Figure scripts:

• • • • •

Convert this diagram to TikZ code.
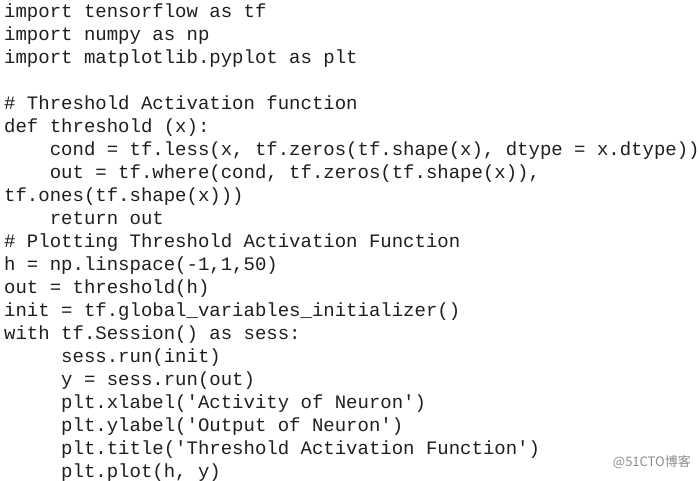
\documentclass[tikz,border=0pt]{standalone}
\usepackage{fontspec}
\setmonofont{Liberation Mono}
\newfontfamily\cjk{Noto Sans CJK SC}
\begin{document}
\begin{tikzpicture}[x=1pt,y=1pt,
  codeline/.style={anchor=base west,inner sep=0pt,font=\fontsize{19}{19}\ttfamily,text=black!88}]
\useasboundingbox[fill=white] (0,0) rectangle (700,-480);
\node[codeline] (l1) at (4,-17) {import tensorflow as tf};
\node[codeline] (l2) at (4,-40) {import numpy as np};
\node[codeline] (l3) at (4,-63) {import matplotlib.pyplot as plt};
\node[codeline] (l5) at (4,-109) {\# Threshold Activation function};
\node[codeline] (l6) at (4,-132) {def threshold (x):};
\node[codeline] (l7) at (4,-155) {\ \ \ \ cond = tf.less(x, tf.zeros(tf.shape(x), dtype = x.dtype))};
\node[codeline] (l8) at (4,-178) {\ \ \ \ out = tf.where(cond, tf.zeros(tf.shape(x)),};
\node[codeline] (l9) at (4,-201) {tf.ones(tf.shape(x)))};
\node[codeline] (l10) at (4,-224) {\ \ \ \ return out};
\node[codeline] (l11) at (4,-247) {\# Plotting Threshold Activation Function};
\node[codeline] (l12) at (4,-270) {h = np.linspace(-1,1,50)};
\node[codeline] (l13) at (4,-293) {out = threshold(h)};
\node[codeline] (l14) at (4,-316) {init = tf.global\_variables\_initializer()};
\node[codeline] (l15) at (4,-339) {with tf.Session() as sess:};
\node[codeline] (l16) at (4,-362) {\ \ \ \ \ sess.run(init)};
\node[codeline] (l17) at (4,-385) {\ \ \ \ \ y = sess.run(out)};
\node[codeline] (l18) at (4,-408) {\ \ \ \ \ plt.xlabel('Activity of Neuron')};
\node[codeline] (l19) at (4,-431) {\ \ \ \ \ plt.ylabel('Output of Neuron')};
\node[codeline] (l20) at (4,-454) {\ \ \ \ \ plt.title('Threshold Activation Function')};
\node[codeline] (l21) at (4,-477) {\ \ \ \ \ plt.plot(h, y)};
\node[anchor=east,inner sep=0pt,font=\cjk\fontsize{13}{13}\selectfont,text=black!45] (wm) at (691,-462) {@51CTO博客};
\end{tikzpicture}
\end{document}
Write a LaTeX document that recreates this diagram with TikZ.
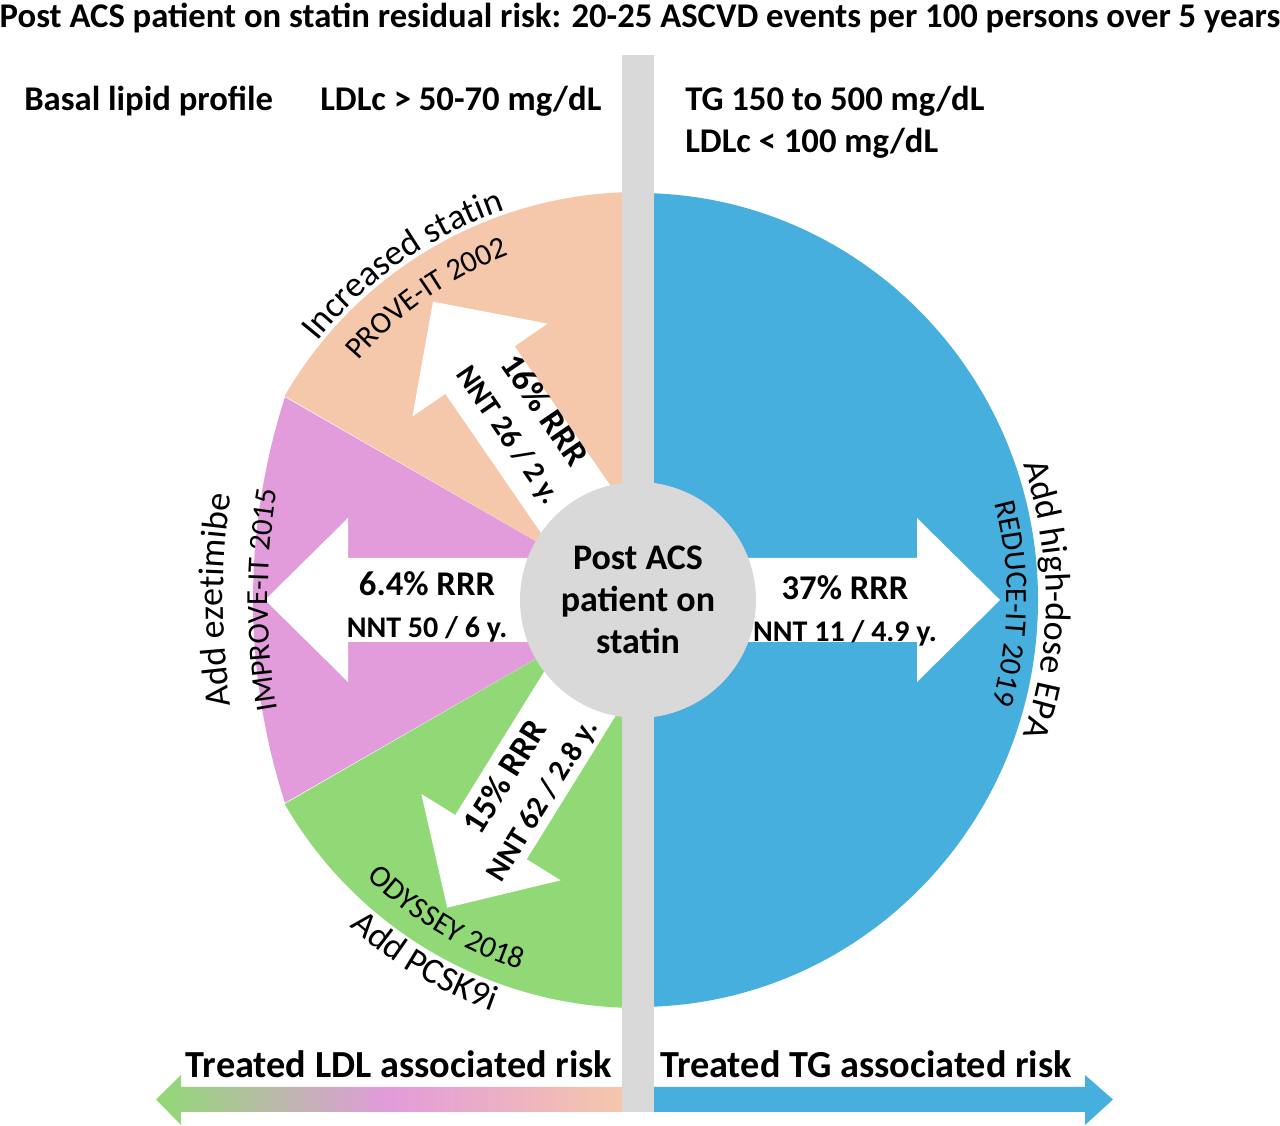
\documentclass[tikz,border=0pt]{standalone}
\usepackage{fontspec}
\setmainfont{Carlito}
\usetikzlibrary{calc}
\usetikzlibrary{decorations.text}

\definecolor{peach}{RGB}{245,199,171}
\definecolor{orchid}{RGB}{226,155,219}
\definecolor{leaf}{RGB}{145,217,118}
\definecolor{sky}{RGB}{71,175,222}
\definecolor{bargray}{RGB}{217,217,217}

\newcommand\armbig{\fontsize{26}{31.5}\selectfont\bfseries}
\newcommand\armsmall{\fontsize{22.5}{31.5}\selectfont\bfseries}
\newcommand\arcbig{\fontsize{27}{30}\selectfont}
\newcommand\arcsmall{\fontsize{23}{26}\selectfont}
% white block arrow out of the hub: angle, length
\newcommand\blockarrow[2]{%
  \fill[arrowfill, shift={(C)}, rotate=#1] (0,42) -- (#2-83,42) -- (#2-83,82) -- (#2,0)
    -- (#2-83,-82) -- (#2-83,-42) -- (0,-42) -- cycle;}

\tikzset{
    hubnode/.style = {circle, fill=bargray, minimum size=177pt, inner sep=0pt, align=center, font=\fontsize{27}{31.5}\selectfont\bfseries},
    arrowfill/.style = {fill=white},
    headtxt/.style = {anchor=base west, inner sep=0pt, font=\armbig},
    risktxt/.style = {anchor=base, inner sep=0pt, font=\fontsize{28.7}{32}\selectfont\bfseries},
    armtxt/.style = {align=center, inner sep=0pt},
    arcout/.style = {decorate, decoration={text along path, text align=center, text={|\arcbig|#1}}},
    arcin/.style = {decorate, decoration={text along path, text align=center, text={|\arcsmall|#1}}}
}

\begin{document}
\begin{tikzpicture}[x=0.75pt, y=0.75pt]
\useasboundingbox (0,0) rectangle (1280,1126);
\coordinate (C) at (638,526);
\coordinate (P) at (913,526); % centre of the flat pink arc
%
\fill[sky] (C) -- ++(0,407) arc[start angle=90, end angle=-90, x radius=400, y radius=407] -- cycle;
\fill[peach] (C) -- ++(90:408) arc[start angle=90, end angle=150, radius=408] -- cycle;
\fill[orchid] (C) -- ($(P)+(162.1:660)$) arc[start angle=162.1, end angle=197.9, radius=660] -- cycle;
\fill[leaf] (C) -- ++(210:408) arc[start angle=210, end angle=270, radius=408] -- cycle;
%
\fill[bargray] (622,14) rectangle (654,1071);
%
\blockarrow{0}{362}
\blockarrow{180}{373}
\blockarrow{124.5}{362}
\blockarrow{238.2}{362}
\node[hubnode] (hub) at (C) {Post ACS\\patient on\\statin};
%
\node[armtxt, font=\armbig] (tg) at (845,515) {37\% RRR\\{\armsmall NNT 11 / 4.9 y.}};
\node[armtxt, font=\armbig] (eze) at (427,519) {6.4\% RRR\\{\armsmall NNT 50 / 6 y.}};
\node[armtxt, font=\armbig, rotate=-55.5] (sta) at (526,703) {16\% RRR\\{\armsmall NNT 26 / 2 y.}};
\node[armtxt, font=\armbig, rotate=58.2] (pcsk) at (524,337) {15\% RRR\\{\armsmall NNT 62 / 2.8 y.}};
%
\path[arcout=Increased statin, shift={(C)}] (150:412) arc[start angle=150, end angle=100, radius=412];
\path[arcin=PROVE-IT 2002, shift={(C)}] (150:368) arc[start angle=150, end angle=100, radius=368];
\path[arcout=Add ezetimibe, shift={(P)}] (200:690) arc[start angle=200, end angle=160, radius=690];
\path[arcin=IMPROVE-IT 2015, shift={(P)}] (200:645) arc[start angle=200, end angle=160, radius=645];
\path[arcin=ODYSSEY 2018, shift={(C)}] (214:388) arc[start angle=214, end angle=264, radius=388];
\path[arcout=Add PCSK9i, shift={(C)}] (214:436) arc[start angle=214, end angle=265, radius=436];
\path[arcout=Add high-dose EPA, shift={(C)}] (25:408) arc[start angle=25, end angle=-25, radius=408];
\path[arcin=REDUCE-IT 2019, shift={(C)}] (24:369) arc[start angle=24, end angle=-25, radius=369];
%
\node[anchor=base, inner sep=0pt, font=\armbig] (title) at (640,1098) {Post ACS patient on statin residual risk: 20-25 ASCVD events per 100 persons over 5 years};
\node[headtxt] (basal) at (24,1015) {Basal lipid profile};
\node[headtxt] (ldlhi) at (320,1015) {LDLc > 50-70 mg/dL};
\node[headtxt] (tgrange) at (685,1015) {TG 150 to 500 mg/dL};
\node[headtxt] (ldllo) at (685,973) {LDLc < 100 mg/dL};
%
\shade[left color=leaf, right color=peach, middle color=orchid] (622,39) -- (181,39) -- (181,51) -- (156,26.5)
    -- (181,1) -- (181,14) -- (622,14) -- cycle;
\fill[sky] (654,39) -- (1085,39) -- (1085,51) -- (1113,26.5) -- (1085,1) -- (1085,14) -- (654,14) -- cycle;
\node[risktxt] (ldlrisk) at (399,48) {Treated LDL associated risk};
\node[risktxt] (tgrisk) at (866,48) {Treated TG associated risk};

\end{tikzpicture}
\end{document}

• • • • •

:: WHAT YOU SHOULD DO ::
What is the number of lines in the listing that include the word "diagram"? Give that number and nothing else.

:: OUTPUT FOR THIS TASK ::
2